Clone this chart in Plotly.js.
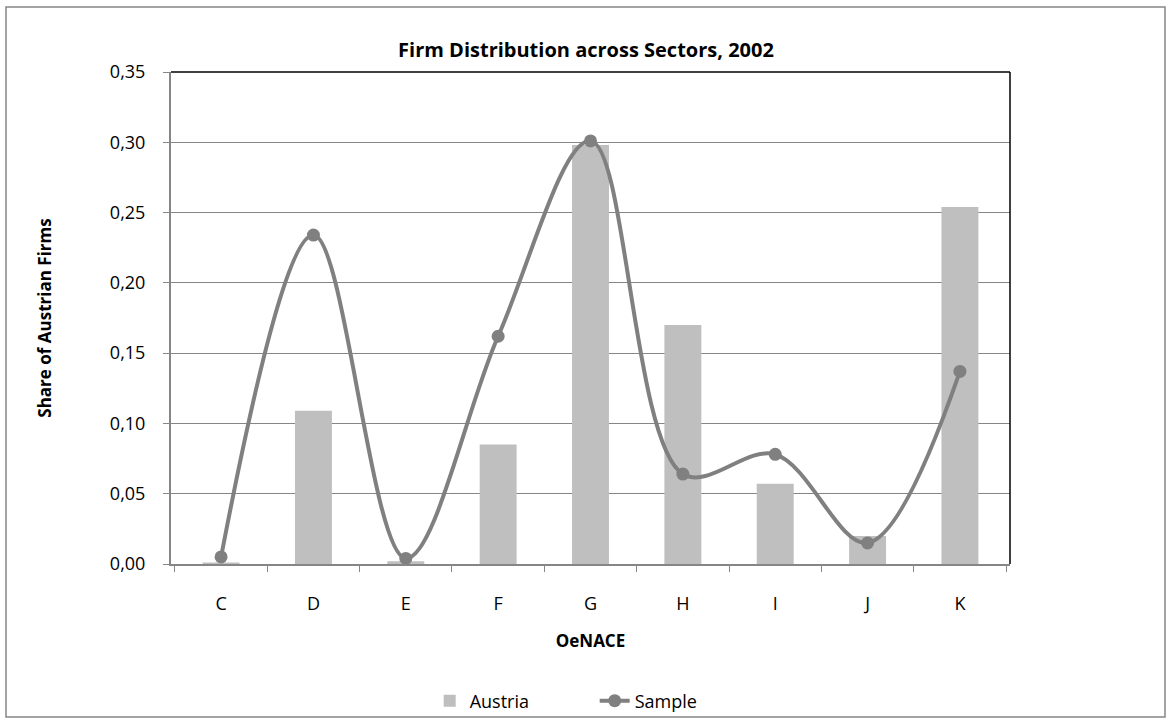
<!DOCTYPE html>
<html><head><meta charset="utf-8">
<script src="https://cdn.plot.ly/plotly-3.0.1.min.js"></script>
<style>html,body{margin:0;padding:0;background:#fff}#chart{width:1172px;height:724px}</style>
</head><body><div id="chart"></div>
<script>
const sectors = ["C","D","E","F","G","H","I","J","K"];
const austria = [0.001,0.109,0.002,0.085,0.298,0.170,0.057,0.020,0.254];
const sample  = [0.005,0.234,0.004,0.162,0.301,0.064,0.078,0.015,0.137];
const yTicks = [0,0.05,0.10,0.15,0.20,0.25,0.30,0.35];

const font = "Open Sans, Liberation Sans, sans-serif";
const L=171,R=1010,T=72,B=564;
const W=R-L,H=B-T;

const traces = [
 {type:'bar',name:'Austria',x:sectors,y:austria,marker:{color:'#BFBFBF'},width:0.4},
 {type:'scatter',mode:'lines+markers',name:'Sample',x:sectors,y:sample,
  line:{color:'#808080',width:4,shape:'spline',smoothing:1},
  marker:{color:'#808080',size:13}}
];
const layout = {
 width:1172,height:724,
 margin:{l:L,r:1172-R,t:T,b:724-B,autoexpand:false},
 paper_bgcolor:'#fff',plot_bgcolor:'#fff',
 separators:', ',
 font:{family:font,size:18,color:'#000'},
 title:{text:'<b>Firm Distribution across Sectors, 2002</b>',font:{size:20,family:font},x:0.5,xanchor:'center',y:0.931,yanchor:'middle'},
 xaxis:{title:{text:'<b>OeNACE</b>',font:{size:17},standoff:22},
  tickson:'boundaries',ticks:'outside',ticklen:6,tickcolor:'#868686',ticklabelstandoff:22,
  showline:true,linecolor:'#868686',linewidth:2,showgrid:false,zeroline:false,
  tickfont:{size:18}},
 yaxis:{title:{text:'<b>Share of Austrian Firms</b>',font:{size:17},standoff:54},
  range:[0,0.35],tickvals:yTicks,tickformat:'.2f',ticks:'outside',ticklen:6,tickcolor:'#868686',ticklabelstandoff:14,
  showline:true,linecolor:'#868686',linewidth:2,showgrid:true,gridcolor:'#868686',gridwidth:1,
  zeroline:false,tickfont:{size:18}},
 showlegend:true,
 legend:{orientation:'h',x:0.505,xanchor:'center',y:(B-701)/H,yanchor:'middle',font:{size:18},traceorder:'normal',bgcolor:'rgba(0,0,0,0)',entrywidth:120,entrywidthmode:'pixels'},
 shapes:[
  {type:'line',xref:'paper',yref:'paper',x0:0,x1:1,y0:1,y1:1,line:{color:'#000',width:1.5}},
  {type:'line',xref:'paper',yref:'paper',x0:1,x1:1,y0:0,y1:1,line:{color:'#000',width:1.5}},
  {type:'rect',xref:'paper',yref:'paper',x0:(6-L)/W,x1:(1165-L)/W,y0:(B-717)/H,y1:(B-7)/H,line:{color:'#868686',width:1.5},fillcolor:'rgba(0,0,0,0)'}
 ],
 bargap:0.6
};
Plotly.newPlot('chart',traces,layout,{displayModeBar:false,staticPlot:true});
</script></body></html>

────────────────────────────────────────

### What to do
From the first line of the material down to the line containing "const W=R-L,H=B-T;", inclusive, return each line exactly, skipping any picture.

### Complete output
Clone this chart in Plotly.js.
<!DOCTYPE html>
<html><head><meta charset="utf-8">
<script src="https://cdn.plot.ly/plotly-3.0.1.min.js"></script>
<style>html,body{margin:0;padding:0;background:#fff}#chart{width:1172px;height:724px}</style>
</head><body><div id="chart"></div>
<script>
const sectors = ["C","D","E","F","G","H","I","J","K"];
const austria = [0.001,0.109,0.002,0.085,0.298,0.170,0.057,0.020,0.254];
const sample  = [0.005,0.234,0.004,0.162,0.301,0.064,0.078,0.015,0.137];
const yTicks = [0,0.05,0.10,0.15,0.20,0.25,0.30,0.35];

const font = "Open Sans, Liberation Sans, sans-serif";
const L=171,R=1010,T=72,B=564;
const W=R-L,H=B-T;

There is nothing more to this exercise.